▶ Work to be completed: Retype the records below word for word and omit any image.

▶ Given data:
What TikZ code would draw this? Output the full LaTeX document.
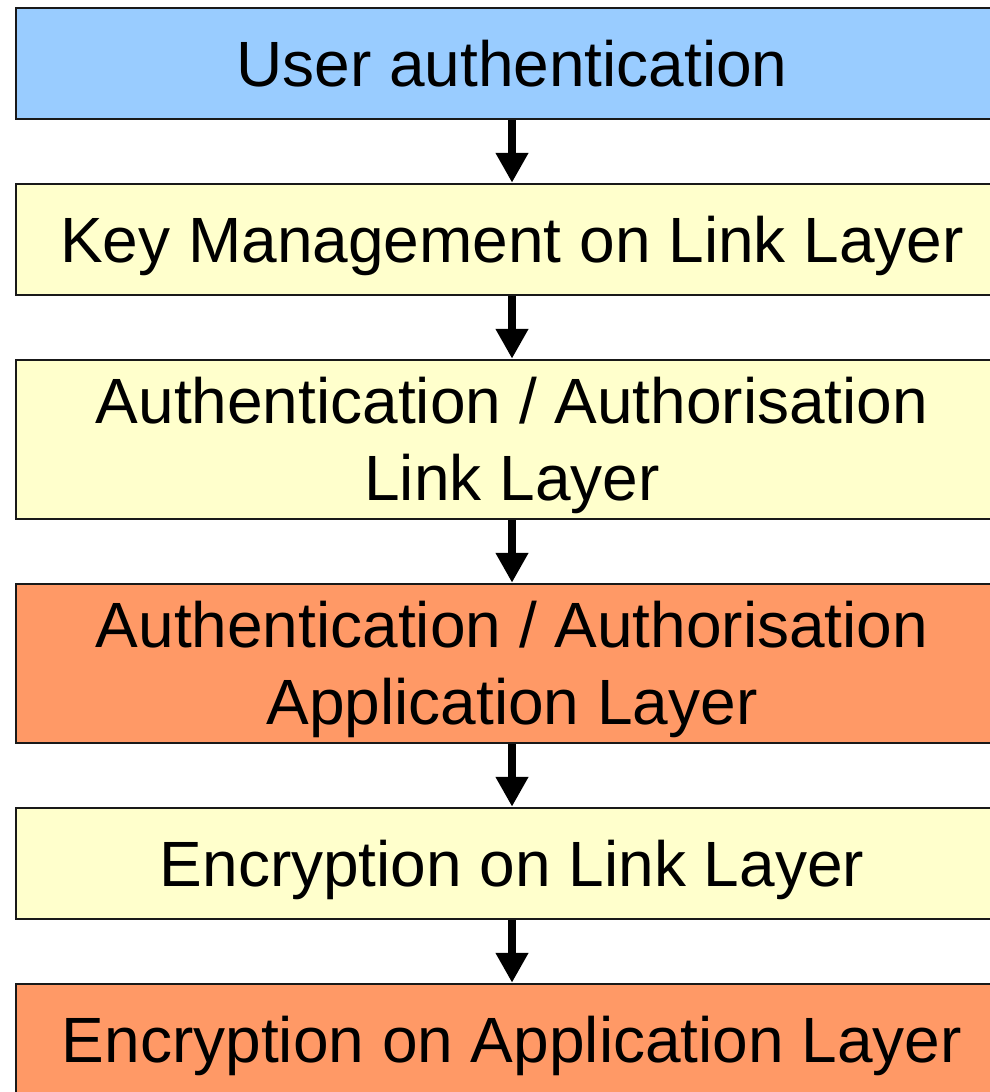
\documentclass[tikz,border=0pt]{standalone}
\usepackage{fontspec}
\setmainfont{Liberation Sans}
\usetikzlibrary{arrows.meta}
\definecolor{userblue}{HTML}{99CCFF}
\definecolor{linkyellow}{HTML}{FFFFCC}
\definecolor{appliorange}{HTML}{FF9966}
\tikzset{
  layerbox/.style={draw=black!90, line width=2.5pt, minimum width=992pt,
    inner sep=0pt, align=center,
    font=\fontsize{64pt}{77pt}\selectfont},
  oneline/.style={minimum height=111pt, text height=45.8pt, text depth=0pt},
  twoline/.style={minimum height=159pt, text height=122.8pt, text depth=0pt},
  flowarrow/.style={line width=7.5pt, -{Triangle[length=30pt,width=31pt]}}
}
\begin{document}
\begin{tikzpicture}[x=1pt,y=1pt]
  \useasboundingbox (0,0) rectangle (990,-1092);
  \node[layerbox, oneline, fill=userblue] (b1) at (512,-63.5)
    {User authentication};
  \node[layerbox, oneline, fill=linkyellow] (b2) at (512,-239.5)
    {Key Management on Link Layer};
  \node[layerbox, twoline, fill=linkyellow] (b3) at (512,-439.5)
    {Authentication / Authorisation\\Link Layer};
  \node[layerbox, twoline, fill=appliorange] (b4) at (512,-663.5)
    {Authentication / Authorisation\\Application Layer};
  \node[layerbox, oneline, fill=linkyellow] (b5) at (512,-863.5)
    {Encryption on Link Layer};
  \node[layerbox, oneline, fill=appliorange] (b6) at (512,-1039.5)
    {Encryption on Application Layer};
  \draw[flowarrow] (b1.south) -- (b2.north);
  \draw[flowarrow] (b2.south) -- (b3.north);
  \draw[flowarrow] (b3.south) -- (b4.north);
  \draw[flowarrow] (b4.south) -- (b5.north);
  \draw[flowarrow] (b5.south) -- (b6.north);
\end{tikzpicture}
\end{document}
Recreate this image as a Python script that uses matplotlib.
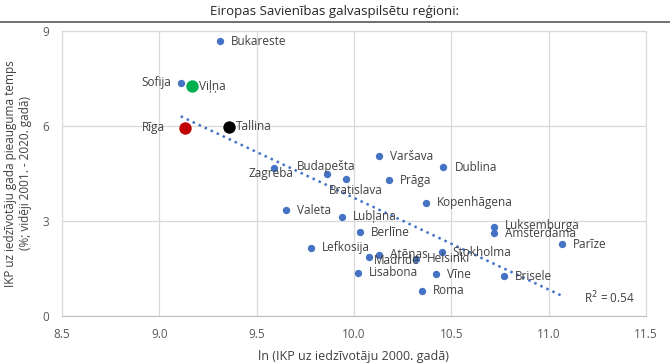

▶ Solution to this exercise:
What TikZ code would draw this? Output the full LaTeX document.
\documentclass[tikz,border=0pt]{standalone}
\usepackage{fontspec}
\setmainfont{Liberation Sans}
\usetikzlibrary{arrows.meta}
\definecolor{userblue}{HTML}{99CCFF}
\definecolor{linkyellow}{HTML}{FFFFCC}
\definecolor{appliorange}{HTML}{FF9966}
\tikzset{
  layerbox/.style={draw=black!90, line width=2.5pt, minimum width=992pt,
    inner sep=0pt, align=center,
    font=\fontsize{64pt}{77pt}\selectfont},
  oneline/.style={minimum height=111pt, text height=45.8pt, text depth=0pt},
  twoline/.style={minimum height=159pt, text height=122.8pt, text depth=0pt},
  flowarrow/.style={line width=7.5pt, -{Triangle[length=30pt,width=31pt]}}
}
\begin{document}
\begin{tikzpicture}[x=1pt,y=1pt]
  \useasboundingbox (0,0) rectangle (990,-1092);
  \node[layerbox, oneline, fill=userblue] (b1) at (512,-63.5)
    {User authentication};
  \node[layerbox, oneline, fill=linkyellow] (b2) at (512,-239.5)
    {Key Management on Link Layer};
  \node[layerbox, twoline, fill=linkyellow] (b3) at (512,-439.5)
    {Authentication / Authorisation\\Link Layer};
  \node[layerbox, twoline, fill=appliorange] (b4) at (512,-663.5)
    {Authentication / Authorisation\\Application Layer};
  \node[layerbox, oneline, fill=linkyellow] (b5) at (512,-863.5)
    {Encryption on Link Layer};
  \node[layerbox, oneline, fill=appliorange] (b6) at (512,-1039.5)
    {Encryption on Application Layer};
  \draw[flowarrow] (b1.south) -- (b2.north);
  \draw[flowarrow] (b2.south) -- (b3.north);
  \draw[flowarrow] (b3.south) -- (b4.north);
  \draw[flowarrow] (b4.south) -- (b5.north);
  \draw[flowarrow] (b5.south) -- (b6.north);
\end{tikzpicture}
\end{document}
Recreate this image as a Python script that uses matplotlib.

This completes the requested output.